The Mets are currently 14.5 games out of first in the NL East and 12.5 out of a Wild Card spot, so their playoff hopes are all but over. Come September, the Yankees will likely be in a hard fought battle with the Red Sox for the AL East title, and the NFL will be starting, so the Mets will be hard pressed to get fans out to the stadium. They will be sellers at the trade deadline, which could easily open up a spot on the 40-man roster for one by the name of Tim Tebow.

He is a poor outfielder and is striking out at a higher rate than he did last year or in the AFL the year before, but he has shown some pop and does have a decent eye at the plate. Even if it is just a ploy to get more fans through the gates and sell some extra jerseys, Tebow has done enough to prove he won’t make a mockery of the himself or the game should he be called up as he is a legitimate pro baseball talent.

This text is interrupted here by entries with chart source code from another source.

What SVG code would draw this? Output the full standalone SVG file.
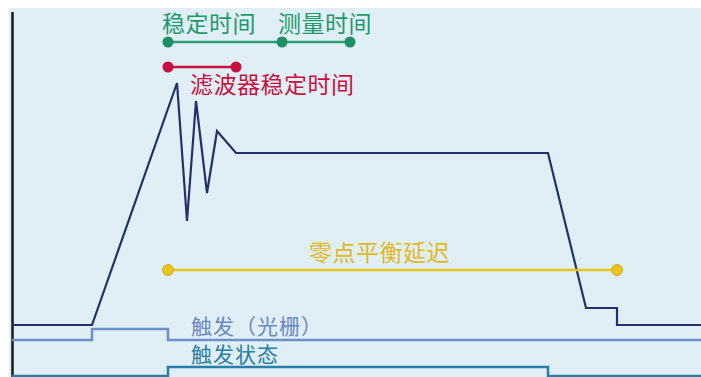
<svg xmlns="http://www.w3.org/2000/svg" width="701" height="377" viewBox="0 0 701 377">
<style>
text{font-family:"Noto Sans CJK SC","Noto Sans CJK JP",sans-serif;font-size:23px;letter-spacing:0.5px}
.g{fill:#1f9a6c}.r{fill:#c8103f}.y{fill:#e3b820}.lb{fill:#6a87c0}.tl{fill:#2a7fa0}
.s{font-size:21px;letter-spacing:1px}
.w{fill:none;stroke-linejoin:miter}
</style>
<rect x="0" y="0" width="701" height="377" fill="#ffffff"/>
<rect x="9" y="8" width="692" height="369" fill="#e0eef6"/>
<g id="axis"><line x1="12.5" y1="12" x2="12.5" y2="377" stroke="#1a1a1a" stroke-width="2.5"/></g>
<g id="connectors">
<polyline class="w" stroke="#243069" stroke-width="2.2" points="12,325 92,325 177,83 187,221 196,101 207,193 217,131 236,153 548,153 586,308 617,308 617,325 701,325"/>
<polyline class="w" stroke="#6f8fc8" stroke-width="2.5" points="12,340 92,340 92,329 168,329 168,340 701,340"/>
<polyline class="w" stroke="#2a7fa6" stroke-width="2.5" points="12,376 168,376 168,367 548,367 548,376 701,376"/>
</g>
<g id="settling-time">
<line x1="168" y1="42" x2="282" y2="42" stroke="#2a9f74" stroke-width="2.5"/>
<circle cx="168" cy="42" r="5.5" fill="#1f8f66"/>
<text class="g" x="162" y="32">稳定时间</text>
</g>
<g id="measure-time">
<line x1="282" y1="42" x2="350" y2="42" stroke="#2a9f74" stroke-width="2.5"/>
<circle cx="282" cy="42" r="5.5" fill="#1f8f66"/>
<circle cx="350" cy="42" r="5.5" fill="#1f8f66"/>
<text class="g" x="278" y="32">测量时间</text>
</g>
<g id="filter-settling">
<line x1="168" y1="67" x2="236" y2="67" stroke="#c8103f" stroke-width="2.5"/>
<circle cx="168" cy="67" r="5.5" fill="#c8103f"/>
<circle cx="236" cy="67" r="5.5" fill="#c8103f"/>
<text class="r" x="190" y="93">滤波器稳定时间</text>
</g>
<g id="zero-balance">
<line x1="168" y1="270" x2="617" y2="270" stroke="#e8c41e" stroke-width="2.5"/>
<circle cx="168" cy="270" r="5.5" fill="#e8c41e" stroke="#d4ae10" stroke-width="1"/>
<circle cx="617" cy="270" r="5.5" fill="#e8c41e" stroke="#d4ae10" stroke-width="1"/>
<text class="y" x="309" y="261">零点平衡延迟</text>
</g>
<g id="trigger-label"><text class="lb s" x="191" y="334">触发（光栅）</text></g>
<g id="trigger-state-label"><text class="tl s" x="191" y="362">触发状态</text></g>
</svg>
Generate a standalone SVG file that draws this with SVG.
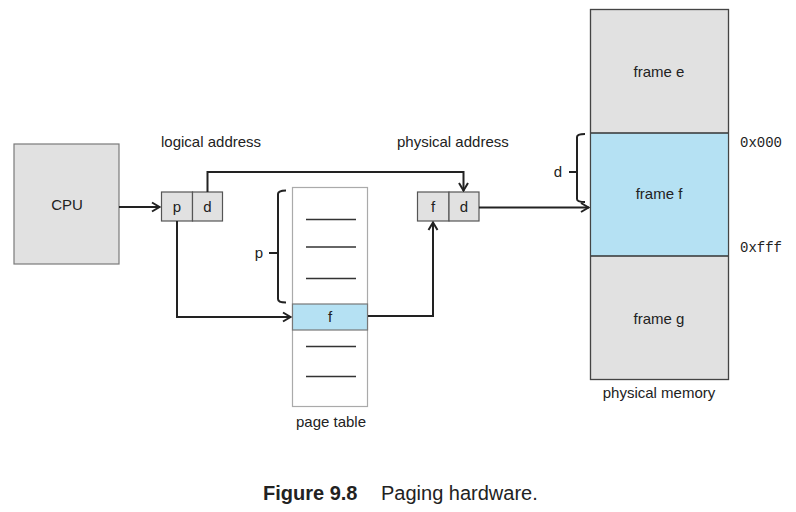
<svg xmlns="http://www.w3.org/2000/svg" width="796" height="512" viewBox="0 0 796 512">
<style>
text{font-family:"Liberation Sans",Arial,Helvetica,sans-serif;fill:#222;font-size:15px}
.c{text-anchor:middle}
.mono{font-family:"Liberation Mono","Courier New",monospace;font-size:14px}
.gray{fill:#e1e1e1;stroke:#7a7a7a;stroke-width:1.2}
.cell{fill:#e1e1e1;stroke:#555;stroke-width:1.2}
.blue{fill:#b5e1f3}
.conn{fill:none;stroke:#222;stroke-width:2}
.brace{fill:none;stroke:#222;stroke-width:2}
.tick{stroke:#333;stroke-width:1.5}
</style>
<defs>
<marker id="arr" viewBox="0 0 12 12" refX="11" refY="6" markerWidth="12" markerHeight="12" markerUnits="userSpaceOnUse" orient="auto">
<path d="M3,1.5 L10.5,6 L3,10.5" fill="none" stroke="#222" stroke-width="2"/>
</marker>
</defs>
<rect width="796" height="512" fill="#fff"/>

<g id="cpu">
<rect class="gray" x="14" y="144" width="105" height="120"/>
<text class="c" x="67" y="210">CPU</text>
</g>

<g id="logical-address">
<text x="161" y="147">logical address</text>
<rect class="cell" x="161.5" y="192" width="31" height="29"/>
<rect class="cell" x="192.5" y="192" width="30" height="29"/>
<text class="c" x="177" y="212">p</text>
<text class="c" x="207.5" y="212">d</text>
</g>

<g id="physical-address">
<text x="397" y="147">physical address</text>
<rect class="cell" x="417.5" y="192" width="31.5" height="29"/>
<rect class="cell" x="449" y="192" width="30" height="29"/>
<text class="c" x="433" y="212">f</text>
<text class="c" x="464" y="212">d</text>
</g>

<g id="page-table">
<rect x="292.5" y="187.5" width="75" height="219" fill="#fff" stroke="#aaa" stroke-width="1.2"/>
<rect class="blue" x="292.5" y="304" width="75" height="26" stroke="#777" stroke-width="1.2"/>
<text class="c" x="330" y="322">f</text>
<g class="tick">
<line x1="306" y1="219.5" x2="356" y2="219.5"/>
<line x1="306" y1="247" x2="356" y2="247"/>
<line x1="306" y1="278.5" x2="356" y2="278.5"/>
<line x1="306" y1="346.5" x2="356" y2="346.5"/>
<line x1="306" y1="376.5" x2="356" y2="376.5"/>
</g>
<path class="brace" d="M286,190.5 Q278,190.5 278,194 L278,299 Q278,302.5 286,302.5 M269,253 L278,253"/>
<text class="c" x="259" y="258">p</text>
<text class="c" x="331" y="427">page table</text>
</g>

<g id="physical-memory">
<rect class="gray" x="590.5" y="9.5" width="138" height="370" stroke="#444"/>
<rect class="blue" x="590.5" y="133" width="138" height="123"/>
<line x1="590.5" y1="133" x2="728.5" y2="133" stroke="#333" stroke-width="1.5"/>
<line x1="590.5" y1="256" x2="728.5" y2="256" stroke="#333" stroke-width="1.5"/>
<rect x="590.5" y="9.5" width="138" height="370" fill="none" stroke="#444" stroke-width="1.2"/>
<text class="c" x="659" y="77">frame e</text>
<text class="c" x="659" y="199">frame f</text>
<text class="c" x="659" y="324">frame g</text>
<text class="c" x="659" y="398">physical memory</text>
<text class="mono" x="740" y="147">0x000</text>
<text class="mono" x="740" y="252">0xfff</text>
<path class="brace" d="M585,134 Q577,134 577,137 L577,199 Q577,202 585,202 M569,172 L577,172"/>
<text class="c" x="558" y="177">d</text>
</g>

<g id="connectors">
<path class="conn" d="M119,207 L160,207" marker-end="url(#arr)"/>
<path class="conn" d="M207.5,192 L207.5,172 L463.5,172 L463.5,191" marker-end="url(#arr)"/>
<path class="conn" d="M177,221 L177,317 L291,317" marker-end="url(#arr)"/>
<path class="conn" d="M368,316 L433,316 L433,222" marker-end="url(#arr)"/>
<path class="conn" d="M479,207.5 L589,207.5" marker-end="url(#arr)"/>
</g>

<g id="caption">
<text x="263" y="500" style="font-size:20px;font-weight:bold">Figure 9.8</text>
<text x="381" y="500" style="font-size:20px">Paging hardware.</text>
</g>
</svg>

I don’t see the Mets rolling him out as a regular starter, but a handful of starts in September and an appearance as a pinch hitter on most nights, that is a role that he could fill and be a mutual benefit for Tebow and the Mets bottom line.

Scott Greenwald photography

No, this is definitely not a glowing review of Tebow the player or those infatuated with him, but again, there are many worse people for kids to look up to. He has lived the grind of a minor leaguer for two years now without going out of his way to try and get extra attention. If/when the Mets do call him up, the story should be about the ability to set your mind to something, put your head down and work your butt off for it, and good things will come.

I do hope when the day in September is upon us that Tim Tebow steps onto a big league diamond, the message delivered is one of positivity in the journey rather than throwing water on the fact he may not exactly have earned the call due to his on-field performance.